Entrepreneurs

Council Post: How Leaders Can Prioritize Company Culture When Hiring

By John Rampton, founder of Palo Alto, California-based Calendar, a company helping your calendar be much more productive.

A company’s culture involves multiple factors beyond its core mission, vision and values. It encompasses how its leadership is structured, how teams engage, how communication flows throughout the organization and how people interact with one another.

The culture of a company is what contributes to—or doesn’t contribute to—the well-being of its employees. And well-being ranks right up there with compensation as a priority for employees in today’s competitive talent market.

Leaders should hire employees who align with the company culture. That alignment will create happier, more productive employees who stay around. It may be tempting in a tight recruitment market to stick a warm body in an empty chair, but don’t. You’ll simply create discontented employees who come and go rapidly, leaving unhappy co-workers, customers and clients in their wake.

Moreover, you run the risk of gutting the corporate culture you have labored to build when you knowingly hire employees with the wrong fit. With all this at stake, prioritizing company culture in recruitment and hiring is paramount. Here’s how you can.

Put Company Culture Front And Center In All Communications

Everything that can be viewed about your company is an opportunity to emphasize your culture. Of course, job postings should describe your company culture as part of the employee value proposition. But your social media accounts, website and content should also address it in some way.

You can talk about it directly by saying what kind of place it is to work. You can let others speak about it. For example, use employee testimonials or videos showing employees at work to illustrate your culture.

Employees looking for positions at a company that meshes with their values are doing their research. They’re looking at your website, your social media channels and news coverage about your company. They aren’t just buying into what you say about yourself in your help-wanted ads.

And remember, how you talk about your company culture is as important as what you say about it. If what you publish isn’t engaging and focused on people rather than profit, prospects will move on to the next potential employer. Grabbing their attention for all the right reasons is an opportunity you don’t want to miss.

Cultivate Culture Ambassadors

There may be many individuals involved in recruiting new hires for your company. When was the last time you talked to all the people a potential employee encounters? You should make sure every one of them embraces and exemplifies your company culture.

This isn’t just about your human resources department. Of course, HR is key to communicating company culture when recruiting new talent. But this is also about the people who answer your phones, greet people at the door and become future co-workers.
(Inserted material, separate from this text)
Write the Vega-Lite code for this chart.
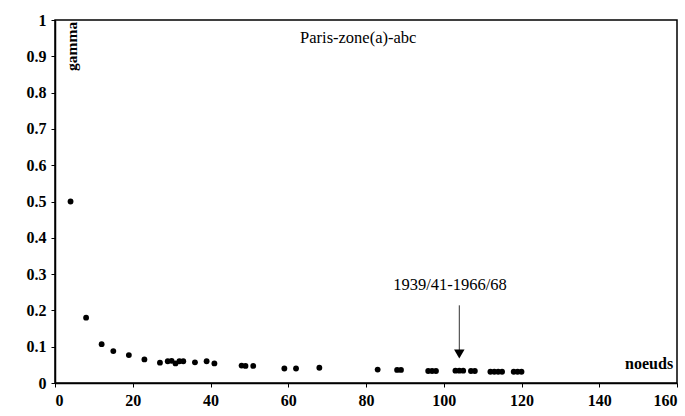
{
  "$schema": "https://vega.github.io/schema/vega-lite/v6.json",
  "width": 622,
  "height": 363,
  "autosize": {"type": "none"},
  "padding": {"left": 55, "top": 20, "right": 8, "bottom": 33},
  "background": "white",
  "config": {
    "view": {"stroke": "black", "strokeWidth": 1.5},
    "axis": {
      "grid": false,
      "domainColor": "black",
      "domainWidth": 1.5,
      "tickColor": "black",
      "tickSize": 4,
      "labelFont": "Liberation Serif",
      "labelFontWeight": "bold",
      "labelFontSize": 16,
      "labelColor": "black",
      "labelOverlap": false,
      "title": null
    }
  },
  "encoding": {
    "x": {
      "field": "x", "type": "quantitative",
      "scale": {"domain": [0, 160], "nice": false, "zero": true},
      "axis": {"values": [0, 20, 40, 60, 80, 100, 120, 140, 160], "labelPadding": 5, "labelOverlap": false}
    },
    "y": {
      "field": "y", "type": "quantitative",
      "scale": {"domain": [0, 1], "nice": false},
      "axis": {"values": [0, 0.1, 0.2, 0.3, 0.4, 0.5, 0.6, 0.7, 0.8, 0.9, 1], "labelExpr": "format(datum.value, '~g')", "labelPadding": 5, "labelOverlap": false}
    }
  },
  "layer": [
    {
      "data": {"values": [
        {"x": 4, "y": 0.5},
        {"x": 8, "y": 0.18},
        {"x": 12, "y": 0.107},
        {"x": 15, "y": 0.088},
        {"x": 19, "y": 0.077},
        {"x": 23, "y": 0.065},
        {"x": 27, "y": 0.056},
        {"x": 29, "y": 0.06},
        {"x": 30, "y": 0.061},
        {"x": 31, "y": 0.054},
        {"x": 32, "y": 0.06},
        {"x": 33, "y": 0.06},
        {"x": 36, "y": 0.057},
        {"x": 39, "y": 0.06},
        {"x": 41, "y": 0.054},
        {"x": 48, "y": 0.048},
        {"x": 49, "y": 0.047},
        {"x": 51, "y": 0.047},
        {"x": 59, "y": 0.04},
        {"x": 62, "y": 0.04},
        {"x": 68, "y": 0.042},
        {"x": 83, "y": 0.037},
        {"x": 88, "y": 0.036},
        {"x": 89, "y": 0.036},
        {"x": 96, "y": 0.033},
        {"x": 97, "y": 0.033},
        {"x": 98, "y": 0.033},
        {"x": 103, "y": 0.034},
        {"x": 104, "y": 0.034},
        {"x": 105, "y": 0.034},
        {"x": 107, "y": 0.033},
        {"x": 108, "y": 0.033},
        {"x": 112, "y": 0.031},
        {"x": 113, "y": 0.031},
        {"x": 114, "y": 0.031},
        {"x": 115, "y": 0.031},
        {"x": 118, "y": 0.031},
        {"x": 119, "y": 0.031},
        {"x": 120, "y": 0.031}
      ]},
      "mark": {"type": "circle", "color": "black", "opacity": 1, "size": 34}
    },
    {
      "data": {"values": [{"x": 104, "y": 0.214, "y2": 0.09}]},
      "mark": {"type": "rule", "color": "#333333", "strokeWidth": 1},
      "encoding": {"y2": {"field": "y2"}}
    },
    {
      "data": {"values": [{"x": 104, "y": 0.08}]},
      "mark": {"type": "point", "shape": "triangle-down", "filled": true, "color": "black", "opacity": 1, "size": 110}
    },
    {
      "data": {"values": [
        {"x": 78, "y": 0.95, "t": "Paris-zone(a)-abc", "w": "bold", "s": 16.5},
        {"x": 101.6, "y": 0.27, "t": "1939/41-1966/68", "w": "normal", "s": 16.5}
      ]},
      "mark": {"type": "text", "font": "Liberation Serif", "color": "black", "baseline": "middle"},
      "encoding": {
        "text": {"field": "t"},
        "fontWeight": {"field": "w", "type": "nominal", "scale": null},
        "size": {"field": "s", "type": "quantitative", "scale": null}
      }
    },
    {
      "data": {"values": [{"x": 159, "y": 0.052, "t": "noeuds"}]},
      "mark": {"type": "text", "font": "Liberation Serif", "fontSize": 16, "fontWeight": "bold", "color": "black", "align": "right", "baseline": "middle"},
      "encoding": {"text": {"field": "t"}}
    },
    {
      "data": {"values": [{"x": 4.4, "y": 0.995, "t": "gamma"}]},
      "mark": {"type": "text", "font": "Liberation Serif", "fontSize": 15.5, "fontWeight": "bold", "color": "black", "angle": 270, "align": "right", "baseline": "middle"},
      "encoding": {"text": {"field": "t"}}
    }
  ]
}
The people who already work for you have a dual role. First, they’re giving a recruit an example of what it will be like to work for your company. Second, they should be providing feedback about whether they think the recruit is a good match for your culture.

You need to rely on your people to embody what your company is all about. That may mean you need to weed out a few misfits already on the payroll when looking for new employees. All your employees should also be excellent ambassadors of your culture.
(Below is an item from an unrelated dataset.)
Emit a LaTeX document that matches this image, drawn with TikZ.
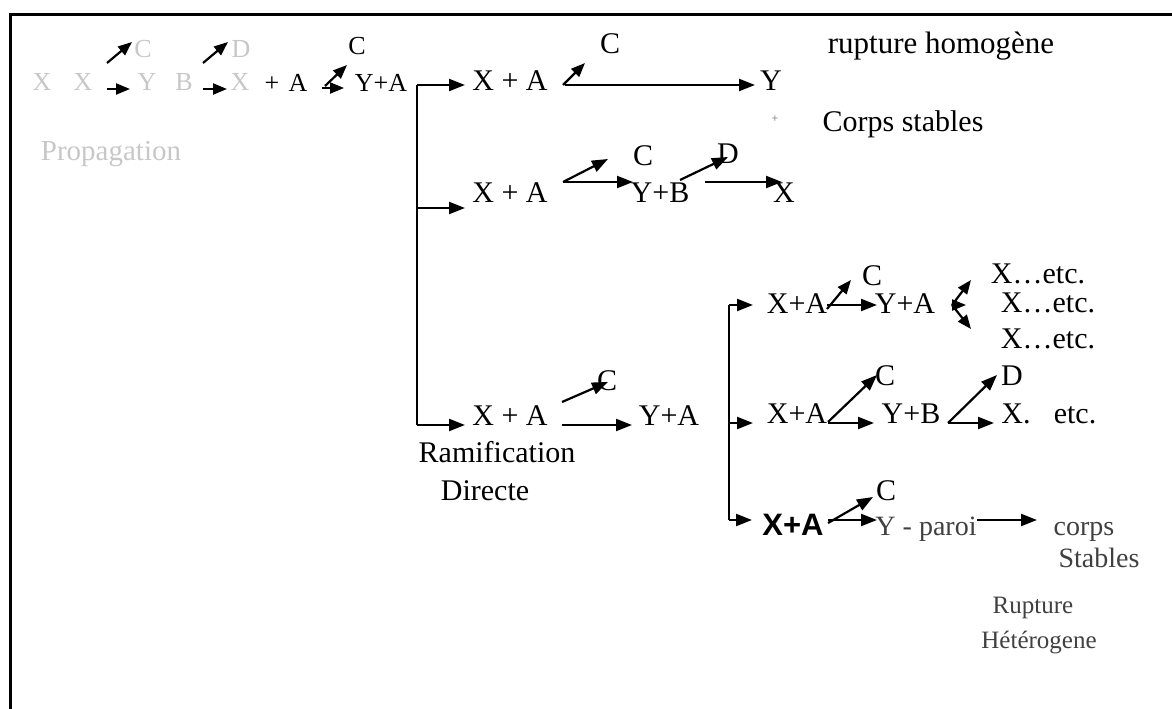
\documentclass[tikz,border=0pt]{standalone}
\usepackage{fontspec}
\setmainfont{Liberation Serif}
\newfontfamily\sansf{Liberation Sans}
\usetikzlibrary{arrows.meta}
\begin{document}
\begin{tikzpicture}[x=1pt,y=-1pt,
  arr/.style={line width=2.2pt,-{Triangle[length=16pt,width=12pt]}},
  sarr/.style={line width=2.2pt,-{Triangle[length=14pt,width=11pt]}},
  brk/.style={line width=2.8pt},
  frame/.style={line width=3pt},
  tx/.style={inner sep=0pt,anchor=base,font=\fontsize{30}{32}\selectfont},
  txs/.style={inner sep=0pt,anchor=base,font=\fontsize{26}{28}\selectfont},
  faint/.style={inner sep=0pt,anchor=base,text=black!22,font=\fontsize{26}{28}\selectfont},
  worn/.style={inner sep=0pt,anchor=base,text=black!75,font=\fontsize{28}{30}\selectfont},
  wsmall/.style={inner sep=0pt,anchor=base,text=black!75,font=\fontsize{25}{27}\selectfont}
]
\useasboundingbox (0,0) rectangle (1172,709);
% frame
\coordinate (fbl) at (10,709);
\coordinate (ftl) at (10,15);
\coordinate (ftr) at (1172,15);
\draw[frame] (fbl) -- (ftl) -- (ftr);

% ---------- row 1 ----------
\node[faint] (f1) at (42,90) {X};
\node[faint] (f2) at (83,90) {X};
\node[faint] (f3) at (147,90) {Y};
\node[faint] (f4) at (184,90) {B};
\node[faint] (f5) at (240,90) {X};
\node[faint] (fC) at (143,57) {C};
\node[faint] (fD) at (241,57) {D};
\node[txs] (p0) at (272,91) {+};
\node[txs] (A0) at (298,92) {A};
\node[txs] (YA0) at (381,92) {Y+A};
\node[txs] (C0) at (357,55) {C};
\node[faint,font=\fontsize{29}{31}\selectfont] (prop) at (111,160) {Propagation};

\coordinate (r1a) at (107,63); \coordinate (r1b) at (132,42);
\coordinate (r1c) at (107,89); \coordinate (r1d) at (130,89);
\coordinate (r1e) at (203,63); \coordinate (r1f) at (228,42);
\coordinate (r1g) at (203,89); \coordinate (r1h) at (227,89);
\coordinate (r1i) at (325,86); \coordinate (r1j) at (347,65);
\coordinate (r1k) at (322,88); \coordinate (r1l) at (344,88);
\draw[sarr] (r1a) -- (r1b);
\draw[sarr] (r1c) -- (r1d);
\draw[sarr] (r1e) -- (r1f);
\draw[sarr] (r1g) -- (r1h);
\draw[sarr] (r1i) -- (r1j);
\draw[sarr] (r1k) -- (r1l);

% ---------- first bracket ----------
\coordinate (b1t) at (417,85);
\coordinate (b1m) at (417,208);
\coordinate (b1b) at (417,425);
\draw[brk] (b1t) -- (b1b);

% branch 1
\node[tx] (XA1) at (510,90) {X + A};
\node[tx] (C1) at (610,53) {C};
\node[tx] (Y1) at (771,90) {Y};
\node[tx,font=\fontsize{31}{33}\selectfont] (rh) at (941,53) {rupture homogène};
\node[inner sep=0pt,anchor=base,text=black!60,font=\fontsize{12}{12}\selectfont] (dot1) at (775,122) {+};
\node[tx] (cs) at (903,131) {Corps stables};
\coordinate (e1a) at (465,85);
\coordinate (e1b) at (563,85); \coordinate (e1c) at (585,63);
\coordinate (e1d) at (565,85); \coordinate (e1e) at (755,85);
\draw[arr] (b1t) -- (e1a);
\draw[sarr] (e1b) -- (e1c);
\draw[arr] (e1d) -- (e1e);

% branch 2
\node[tx] (XA2) at (510,202) {X + A};
\node[tx] (C2) at (643,165) {C};
\node[tx] (YB2) at (660,202) {Y+B};
\node[tx] (D2) at (728,163) {D};
\node[tx] (X2) at (784,202) {X};
\coordinate (e2a) at (465,208);
\coordinate (e2b) at (563,182); \coordinate (e2c) at (608,159);
\coordinate (e2d) at (633,182);
\coordinate (e2e) at (680,180); \coordinate (e2f) at (728,157);
\coordinate (e2g) at (705,182); \coordinate (e2h) at (782,182);
\draw[arr] (b1m) -- (e2a);
\draw[arr] (e2b) -- (e2c);
\draw[arr] (e2b) -- (e2d);
\draw[arr] (e2e) -- (e2f);
\draw[arr] (e2g) -- (e2h);

% branch 3
\node[tx] (XA3) at (510,425) {X + A};
\node[tx] (C3) at (607,390) {C};
\node[tx] (YA3) at (669,425) {Y+A};
\node[tx] (ram) at (497,462) {Ramification};
\node[tx] (dir) at (485,500) {Directe};
\coordinate (e3a) at (465,425);
\coordinate (e3b) at (562,402); \coordinate (e3c) at (608,382);
\coordinate (e3d) at (562,425); \coordinate (e3e) at (632,425);
\draw[arr] (b1b) -- (e3a);
\draw[arr] (e3b) -- (e3c);
\draw[arr] (e3d) -- (e3e);

% ---------- second bracket ----------
\coordinate (b2t) at (729,305);
\coordinate (b2m) at (729,423);
\coordinate (b2b) at (729,520);
\draw[brk] (b2t) -- (b2b);

% branch 4 (top)
\node[tx] (XA4) at (797,313) {X+A};
\node[tx] (C4) at (872,285) {C};
\node[tx] (YA4) at (905,313) {Y+A};
\node[tx] (E1) at (1038,283) {X…etc.};
\node[tx] (E2) at (1048,312) {X…etc.};
\node[tx] (E3) at (1048,348) {X…etc.};
\coordinate (e4a) at (753,305);
\coordinate (e4b) at (827,309); \coordinate (e4c) at (851,280);
\coordinate (e4d) at (827,305); \coordinate (e4e) at (877,305);
\coordinate (e4f) at (952,305);
\coordinate (e4g) at (971,280); \coordinate (e4h) at (966,305); \coordinate (e4i) at (971,329);
\draw[arr] (b2t) -- (e4a);
\draw[sarr] (e4b) -- (e4c);
\draw[arr] (e4d) -- (e4e);
\draw[sarr] (e4f) -- (e4g);
\draw[sarr] (e4f) -- (e4h);
\draw[sarr] (e4f) -- (e4i);

% branch 5 (middle)
\node[tx] (XA5) at (797,423) {X+A};
\node[tx] (C5) at (885,385) {C};
\node[tx] (YB5) at (911,423) {Y+B};
\node[tx] (D5) at (1012,385) {D};
\node[tx] (X5) at (1016,423) {X.};
\node[tx] (etc5) at (1075,423) {etc.};
\coordinate (e5a) at (753,423);
\coordinate (e5b) at (828,422); \coordinate (e5c) at (877,375);
\coordinate (e5d) at (828,423); \coordinate (e5e) at (874,423);
\coordinate (e5f) at (948,423); \coordinate (e5g) at (997,375);
\coordinate (e5h) at (994,423);
\draw[arr] (b2m) -- (e5a);
\draw[arr] (e5b) -- (e5c);
\draw[arr] (e5d) -- (e5e);
\draw[arr] (e5f) -- (e5g);
\draw[arr] (e5f) -- (e5h);

% branch 6 (bottom)
\node[inner sep=0pt,anchor=base,font=\sansf\bfseries\fontsize{31}{33}\selectfont] (XA6) at (793,535) {X+A};
\node[tx] (C6) at (886,500) {C};
\node[worn] (Yp) at (926,535) {Y - paroi};
\node[worn] (corps) at (1084,535) {corps};
\node[worn] (stab) at (1099,567) {Stables};
\node[wsmall] (rup) at (1033,613) {Rupture};
\node[wsmall] (het) at (1039,648) {Hétérogene};
\coordinate (e6a) at (752,520);
\coordinate (e6b) at (828,523); \coordinate (e6c) at (873,497);
\coordinate (e6d) at (828,520); \coordinate (e6e) at (877,520);
\coordinate (e6f) at (977,520); \coordinate (e6g) at (1037,520);
\draw[arr] (b2b) -- (e6a);
\draw[arr] (e6b) -- (e6c);
\draw[arr] (e6d) -- (e6e);
\draw[arr] (e6f) -- (e6g);
\end{tikzpicture}
\end{document}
Make Sure Onboarding Reflects Your Culture

You’ve hired an employee who thinks your company will be a great place to work. Don’t sit back and relax, believing your job is done. It’s going to take a great culture-centered onboarding process to seal the deal.
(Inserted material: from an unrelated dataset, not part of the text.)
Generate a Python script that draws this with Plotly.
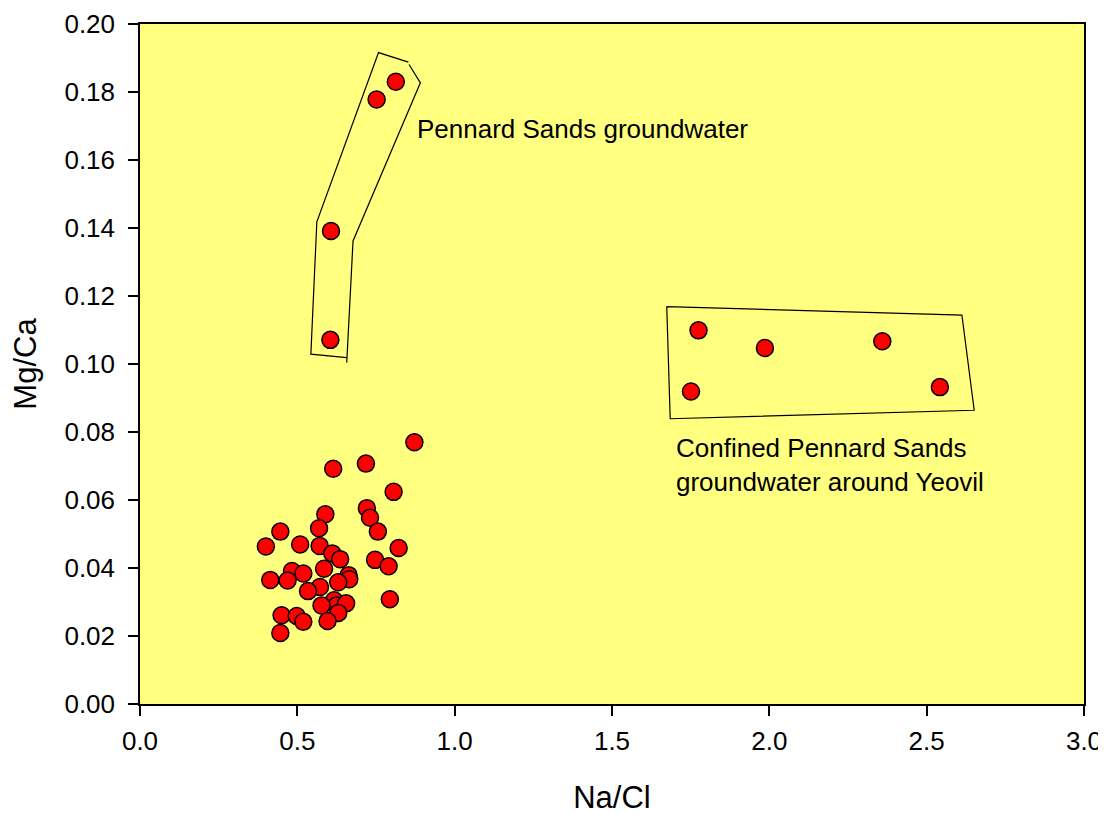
import plotly.graph_objects as go

# Main cluster of samples
cluster_x = [0.872, 0.614, 0.718, 0.806, 0.721, 0.731, 0.756, 0.589, 0.569, 0.446,
             0.400, 0.509, 0.571, 0.822, 0.611, 0.636, 0.747, 0.790, 0.585, 0.483,
             0.519, 0.414, 0.469, 0.663, 0.665, 0.630, 0.572, 0.534, 0.794, 0.617,
             0.625, 0.655, 0.577, 0.630, 0.596, 0.450, 0.498, 0.519, 0.446]
cluster_y = [0.0770, 0.0692, 0.0707, 0.0624, 0.0576, 0.0548, 0.0507, 0.0558, 0.0517, 0.0507,
             0.0463, 0.0469, 0.0465, 0.0459, 0.0443, 0.0426, 0.0424, 0.0405, 0.0398, 0.0391,
             0.0384, 0.0365, 0.0363, 0.0379, 0.0367, 0.0358, 0.0344, 0.0332, 0.0308, 0.0305,
             0.0290, 0.0296, 0.0290, 0.0268, 0.0244, 0.0261, 0.0259, 0.0242, 0.0209]

# Pennard Sands groundwater
pennard_x = [0.813, 0.752, 0.607, 0.605]
pennard_y = [0.1830, 0.1778, 0.1391, 0.1071]

# Confined Pennard Sands groundwater around Yeovil
confined_x = [1.775, 1.986, 2.359, 2.542, 1.751]
confined_y = [0.1099, 0.1047, 0.1067, 0.0932, 0.0919]

# Enclosing outlines (annotation polylines)
outline1_x = [0.853, 0.758, 0.562, 0.543, 0.657]
outline1_y = [0.1888, 0.1916, 0.1418, 0.1029, 0.1019]
outline2_x = [0.855, 0.891, 0.677, 0.657]
outline2_y = [0.1881, 0.1827, 0.1362, 0.1004]
outline3_x = [1.674, 2.612, 2.651, 1.685, 1.674]
outline3_y = [0.1169, 0.1144, 0.0864, 0.0839, 0.1169]

x_ticks = [0.0, 0.5, 1.0, 1.5, 2.0, 2.5, 3.0]
y_ticks = [0.00, 0.02, 0.04, 0.06, 0.08, 0.10, 0.12, 0.14, 0.16, 0.18, 0.20]

FONT = "Liberation Sans, Arial, sans-serif"

fig = go.Figure()

for ox, oy in [(outline1_x, outline1_y), (outline2_x, outline2_y), (outline3_x, outline3_y)]:
    fig.add_trace(go.Scatter(x=ox, y=oy, mode="lines",
                             line=dict(color="black", width=1.2),
                             showlegend=False, hoverinfo="skip"))

all_x = cluster_x + pennard_x + confined_x
all_y = cluster_y + pennard_y + confined_y
fig.add_trace(go.Scatter(
    x=all_x, y=all_y, mode="markers",
    marker=dict(size=17, color="#ff0000", line=dict(color="black", width=1.5)),
    showlegend=False))

fig.add_annotation(x=0.874, y=0.1691, text="Pennard Sands groundwater",
                   showarrow=False, xanchor="left", yanchor="middle",
                   font=dict(family=FONT, size=26, color="black"))
fig.add_annotation(x=1.697, y=0.0703,
                   text="Confined Pennard Sands<br>groundwater around Yeovil",
                   showarrow=False, xanchor="left", yanchor="middle", align="left",
                   font=dict(family=FONT, size=26, color="black"))

fig.update_layout(
    width=1099, height=807,
    margin=dict(l=132, r=23, t=16, b=111, autoexpand=False),
    paper_bgcolor="white",
    plot_bgcolor="#ffff80",
    font=dict(family=FONT, size=26, color="black"),
    xaxis=dict(range=[0, 3.0], tickvals=x_ticks, tickformat=".1f",
               showgrid=False, zeroline=False,
               showline=True, linecolor="black", linewidth=1.5, mirror=True,
               ticks="outside", ticklen=10, tickwidth=1.5, tickcolor="black",
               ticklabelstandoff=3,
               title=dict(text="Na/Cl", font=dict(size=31), standoff=33)),
    yaxis=dict(range=[0, 0.20], tickvals=y_ticks, tickformat=".2f",
               showgrid=False, zeroline=False,
               showline=True, linecolor="black", linewidth=1.5, mirror=True,
               ticks="outside", ticklen=10, tickwidth=1.5, tickcolor="black",
               ticklabelstandoff=8,
               title=dict(text="Mg/Ca", font=dict(size=31), standoff=20)),
)

fig.write_html("out.html")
Just because a recruit has said yes to your offer doesn’t mean the test is over. Onboarding gives recruits the opportunity to experience company culture. They’re assessing transparency of communication at all levels and watching how teams really interact.

New hires are also looking for ways to engage in their own interests and figure out where they fit horizontally and vertically. They’re trying out their voices and seeing whether they are listened to and respected. If your company culture isn’t reflected in how you welcome employees, they won’t outlast probation.

Your company culture might look like the make and model a recruit was looking for. But if the test drive isn’t smooth and comfortable, they’ll leave it on the lot. Emphasizing your culture in the onboarding process confirms a new hire’s decision to get on board with your company.

It’s Personal

Prospective employees aren’t just looking for the biggest salary and most generous benefits package. Of course, those things are important. But working for a company where they feel valued, connected and cared for is a major factor in the current climate.

Today’s employees are far less likely to consider their employer an organization they’re subject to. Regardless of where they are in the hierarchy, they’re looking for a culture that’s more akin to a merger than a takeover. You might say it’s personal.